家里孩子多,平时各过各的,到节假日总会聚在一起。
春节的时候,是哥哥姐姐最多的时候,大家族里我最小,很是占了不少便宜。过年也是少有的可以放纵的时候,大人不再盯着要你早睡,随便你怎么玩。我们常常在一起打牌或麻将,倒是从来不赌钱。男孩会赌鞭炮。女孩会赌火柴棍,输的人煮宵夜。半夜饿了,常常是堂姐煮青菜瘪子团。 我是能干的娘教出的懒姑娘,只有打下手的份。最多将团子压压瘪。
初一家家要吃团子,我爱桂花酒酿团子。 我家因为爷爷那天生日,常规还要吃面。暴鱼或大排面。
年夜要祭祖,然后自己吃。常规的菜有黄豆芽----如意。青菜----常青。发菜----发财。糕,鱼,等等,我最爱金元宝---蛋饺,那常常是我自己年前作的。 妈妈会拌好馅,鸡蛋打散一碗,我拎个铁勺就上场了。勺子在小火上温着,用块猪油搽过内壁,防粘,加勺蛋液,均匀摊平,再加肉馅,两边一合,就成了。刚刚好一口一个的大小,下火锅,很赞。
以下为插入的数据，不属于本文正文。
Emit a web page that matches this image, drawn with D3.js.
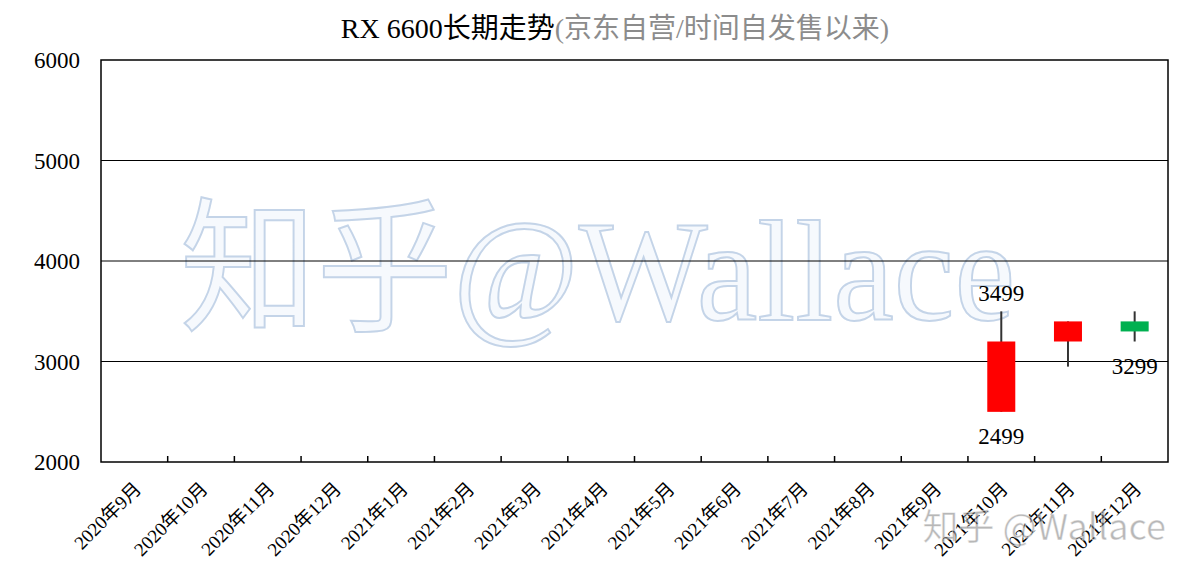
<!DOCTYPE html>
<html><head><meta charset="utf-8">
<script src="https://cdn.jsdelivr.net/npm/d3@7/dist/d3.min.js"></script>
<style>body{margin:0;background:#fff}svg{display:block}</style>
</head><body>
<svg id="c" width="1196" height="576"></svg>
<script>
const categories = ["2020年9月","2020年10月","2020年11月","2020年12月","2021年1月","2021年2月","2021年3月","2021年4月","2021年5月","2021年6月","2021年7月","2021年8月","2021年9月","2021年10月","2021年11月","2021年12月"];
const openVals  = [null,null,null,null,null,null,null,null,null,null,null,null,null,2499,3199,3399];
const closeVals = [null,null,null,null,null,null,null,null,null,null,null,null,null,3199,3399,3299];
const highVals  = [null,null,null,null,null,null,null,null,null,null,null,null,null,3499,3399,3499];
const lowVals   = [null,null,null,null,null,null,null,null,null,null,null,null,null,2499,2949,3199];
const annotations = [
  {cat:"2021年10月", value:3499, pos:"above"},
  {cat:"2021年10月", value:2499, pos:"below"},
  {cat:"2021年12月", value:3299, pos:"below"}
];
const yTicks = [2000,3000,4000,5000,6000];

const svg = d3.select("#c");
const serif = "'Liberation Serif','Times New Roman','Noto Sans CJK SC',serif";
const m = {l:101, r:1168, t:60, b:462};
const x = d3.scaleBand().domain(categories).range([m.l, m.r]);
const y = d3.scaleLinear().domain([2000,6000]).range([m.b, m.t]);

// title
const title = svg.append("text").attr("x",615).attr("y",38).attr("text-anchor","middle")
  .attr("font-family",serif).attr("font-size",28);
title.append("tspan").attr("fill","#000").text("RX 6600长期走势");
title.append("tspan").attr("fill","#8c8c8c").text("(京东自营/时间自发售以来)");

// watermark large
svg.append("text").attr("x",180).attr("y",320)
  .attr("font-family",serif).attr("font-size",145)
  .attr("fill","#f6f9fd").attr("stroke","#c4d4e8").attr("stroke-width",2)
  .attr("textLength",835).attr("lengthAdjust","spacingAndGlyphs")
  .text("知乎@Wallace");

// gridlines
svg.append("g").selectAll("line").data(yTicks.filter(v=>v>2000 && v<6000)).join("line")
  .attr("x1",m.l).attr("x2",m.r).attr("y1",d=>y(d)).attr("y2",d=>y(d))
  .attr("stroke","#000").attr("stroke-width",1);

// y labels
svg.append("g").selectAll("text").data(yTicks).join("text")
  .attr("x",80).attr("y",d=>y(d)+8).attr("text-anchor","end")
  .attr("font-family",serif).attr("font-size",23).text(d=>d);

// frame
svg.append("rect").attr("x",m.l).attr("y",m.t).attr("width",m.r-m.l).attr("height",m.b-m.t)
  .attr("fill","none").attr("stroke","#000").attr("stroke-width",1.5);

// x ticks (band boundaries)
svg.append("g").selectAll("line").data(categories.slice(1)).join("line")
  .attr("x1",d=>x(d)).attr("x2",d=>x(d)).attr("y1",m.b).attr("y2",m.b-6)
  .attr("stroke","#000").attr("stroke-width",1.5);

// x labels
svg.append("g").selectAll("text").data(categories).join("text")
  .attr("transform",d=>`translate(${x(d)+x.bandwidth()/2+8},${m.b+28}) rotate(-45)`)
  .attr("text-anchor","end").attr("font-family",serif).attr("font-size",19)
  .text(d=>d);

// candles
const candles = categories.map((c,i)=>({c, o:openVals[i], cl:closeVals[i], h:highVals[i], l:lowVals[i]})).filter(d=>d.o!=null);
const bw = x.bandwidth()*0.42;
const g = svg.append("g");
g.selectAll("line.w").data(candles).join("line")
  .attr("x1",d=>x(d.c)+x.bandwidth()/2).attr("x2",d=>x(d.c)+x.bandwidth()/2)
  .attr("y1",d=>y(d.h)).attr("y2",d=>y(d.l))
  .attr("stroke","#333").attr("stroke-width",2);
g.selectAll("rect").data(candles).join("rect")
  .attr("x",d=>x(d.c)+x.bandwidth()/2-bw/2).attr("width",bw)
  .attr("y",d=>y(Math.max(d.o,d.cl))).attr("height",d=>Math.abs(y(d.o)-y(d.cl)))
  .attr("fill",d=>d.cl>=d.o?"#ff0000":"#00b050");

// annotations
const lowOf = c => lowVals[categories.indexOf(c)];
svg.append("g").selectAll("text").data(annotations).join("text")
  .attr("x",d=>x(d.cat)+x.bandwidth()/2)
  .attr("y",d=>d.pos==="above"?y(d.value)-10:y(lowOf(d.cat))+32)
  .attr("text-anchor","middle").attr("font-family",serif).attr("font-size",23)
  .text(d=>d.value);

// bottom-right watermark
svg.append("text").attr("x",1166).attr("y",540).attr("text-anchor","end")
  .attr("font-family","'Noto Sans CJK SC','DejaVu Sans',sans-serif").attr("font-size",36)
  .attr("fill","rgba(120,120,120,0.55)").attr("stroke","rgba(255,255,255,0.6)").attr("stroke-width",1)
  .text("知乎 @Wallace");
</script>
</body></html>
小时候是哥哥姐姐的小尾巴。 小学夏天和他们在河边捉鱼,掉下河,扑腾扑腾就被拉上来了,妈妈唬个半死,衣服里还滑出个小猫鱼,便宜了家里的老猫。那时也只钓到过猫鱼。爷爷养鸟的时候,还和表哥抓过虫子。奇怪现在反而怕虫子了。猫据说怀孕生孩子是不能叫人看见的。每年它都会自己找地方作窝,好在家里地方够大,足够保证猫的隐私权。它九岁那年,又要生了,和小堂哥一起找猫窝,找到了,然后猫难产,死了。死得时候,我们很是商量了下,怎么帮它接生,没有执行。执行也许更糟?但什么能坏过死亡呢?很是惴惴不安了一段时间,也许不去打扰它,它就不会难产,被我们的偷窥受了惊。
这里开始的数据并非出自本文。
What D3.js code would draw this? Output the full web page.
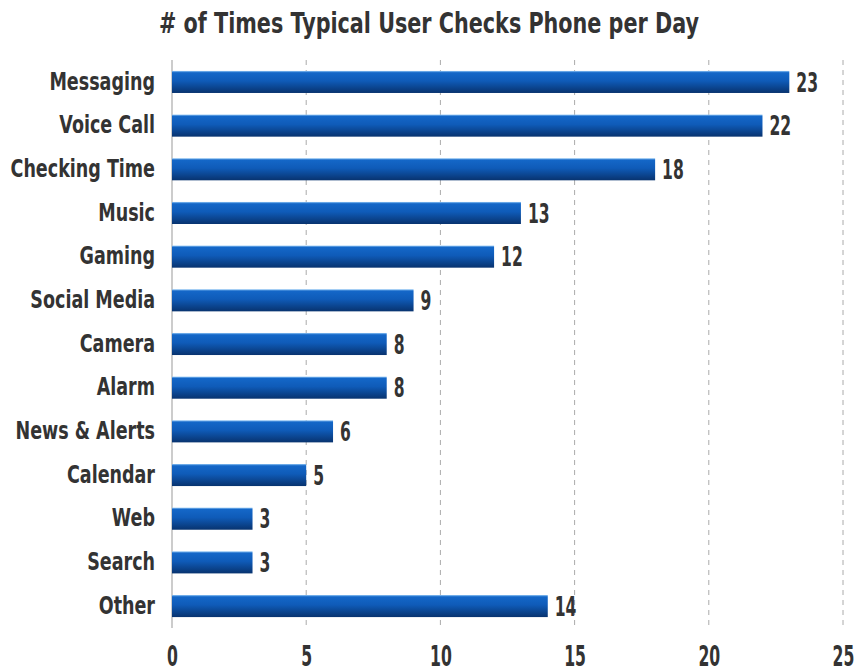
<!DOCTYPE html>
<html>
<head>
<meta charset="utf-8">
<script src="https://cdn.jsdelivr.net/npm/d3@7"></script>
<style>
  body { margin: 0; background: #fff; }
  text { font-family: "DejaVu Sans", sans-serif; font-weight: bold; fill: #333; }
</style>
</head>
<body>
<div id="chart"></div>
<script>
const categories = ["Messaging", "Voice Call", "Checking Time", "Music", "Gaming", "Social Media",
    "Camera", "Alarm", "News & Alerts", "Calendar", "Web", "Search", "Other"];
const values = [23, 22, 18, 13, 12, 9, 8, 8, 6, 5, 3, 3, 14];
const xTicks = [0, 5, 10, 15, 20, 25];

const W = 856, H = 672;
const margin = { top: 60, right: 13, bottom: 50, left: 172 };

// squeeze text horizontally to mimic a condensed font
function condense(sel, k) {
    sel.each(function() {
        const len = this.getComputedTextLength();
        d3.select(this)
            .attr("textLength", len * k)
            .attr("lengthAdjust", "spacingAndGlyphs");
    });
}

const svg = d3.select("#chart").append("svg")
    .attr("width", W)
    .attr("height", H);

const xScale = d3.scaleLinear()
    .domain([0, 25])
    .range([margin.left, margin.left + 671]);

const yScale = d3.scaleBand()
    .domain(categories)
    .range([60, 628])
    .paddingInner(0.495)
    .paddingOuter(0.25);

// gradient for bars
const grad = svg.append("defs").append("linearGradient")
    .attr("id", "barGrad")
    .attr("x1", "0%").attr("y1", "0%")
    .attr("x2", "0%").attr("y2", "100%");
grad.append("stop").attr("offset", "0%").attr("stop-color", "#8ec4f4");
grad.append("stop").attr("offset", "8%").attr("stop-color", "#1467c8");
grad.append("stop").attr("offset", "45%").attr("stop-color", "#0f5bb8");
grad.append("stop").attr("offset", "100%").attr("stop-color", "#08336f");

// title
svg.append("text")
    .attr("x", 429)
    .attr("y", 33)
    .attr("text-anchor", "middle")
    .style("font-size", "28px")
    .text("# of Times Typical User Checks Phone per Day")
    .call(condense, 0.74);

// dashed grid lines
svg.append("g")
    .selectAll("line")
    .data(xTicks.filter(d => d > 0))
    .enter().append("line")
    .attr("x1", d => xScale(d))
    .attr("x2", d => xScale(d))
    .attr("y1", 60)
    .attr("y2", 628)
    .attr("stroke", "#aaa")
    .attr("stroke-width", 1)
    .attr("stroke-dasharray", "5,5");

// zero axis line
svg.append("line")
    .attr("x1", xScale(0)).attr("x2", xScale(0))
    .attr("y1", 60).attr("y2", 628)
    .attr("stroke", "#bbb")
    .attr("stroke-width", 1.5);

// bars
svg.append("g")
    .selectAll("rect")
    .data(categories)
    .enter().append("rect")
    .attr("x", xScale(0))
    .attr("y", d => yScale(d))
    .attr("width", (d, i) => xScale(values[i]) - xScale(0))
    .attr("height", yScale.bandwidth())
    .attr("fill", "url(#barGrad)");

// value labels
svg.append("g")
    .selectAll("text")
    .data(categories)
    .enter().append("text")
    .attr("x", (d, i) => xScale(values[i]) + 7)
    .attr("y", d => yScale(d) + yScale.bandwidth() / 2)
    .attr("dy", "0.37em")
    .style("font-size", "26px")
    .text((d, i) => values[i])
    .call(condense, 0.6);

// category labels
const yAxis = d3.axisLeft(yScale).tickSize(0).tickPadding(17);
svg.append("g")
    .attr("transform", `translate(${xScale(0)},0)`)
    .call(yAxis)
    .call(g => g.select(".domain").remove())
    .selectAll("text")
    .style("font-size", "24px")
    .style("fill", "#333")
    .call(condense, 0.73);

// x axis labels
const xAxis = d3.axisBottom(xScale).tickValues(xTicks).tickSize(0).tickPadding(0);
svg.append("g")
    .attr("transform", "translate(0,646)")
    .call(xAxis)
    .call(g => g.select(".domain").remove())
    .selectAll("text")
    .style("font-size", "28px")
    .style("fill", "#333")
    .call(condense, 0.56);
</script>
</body>
</html>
小学还有过远足,那时治安很好,大我快十岁的表姐上高中了,她组织很得力。 我们一起去天平山,回来的时候计算精准,正正好好留了公交车的钱,可是有两分怎么也找不到。大汗,狂找,终于最后两分在我身上搜了出来。大家舒了口气,不用走路回家了。本来本着一个都不能少的精神,准备有难同当的,差两分钱,七个人都要走回去。
还有次去光福,爷爷的哥哥的小老婆家,在我们这辈已经很少来往了,当时爷爷还在,来往还算多。一堆半大小孩敲门要求借宿时,那个小姑好婆很是吃了一惊,实在腾不出床,给我们总共一张双人床,于是大家横着睡,男的一边,女的一边。老发头的床是有围栏的,有缺口的那边排一排方凳,脚长的就搁方凳上,幸好我个矮,睡得很好。
我的思乡病,病入膏肓,常常把以前的趣人趣事来温暖现在。今天听闻妈妈骨折,年前就骨折了,瞒得我好紧。上次也是这样。 而我鞭长莫及,所作的不过只能编些高兴的话逗她。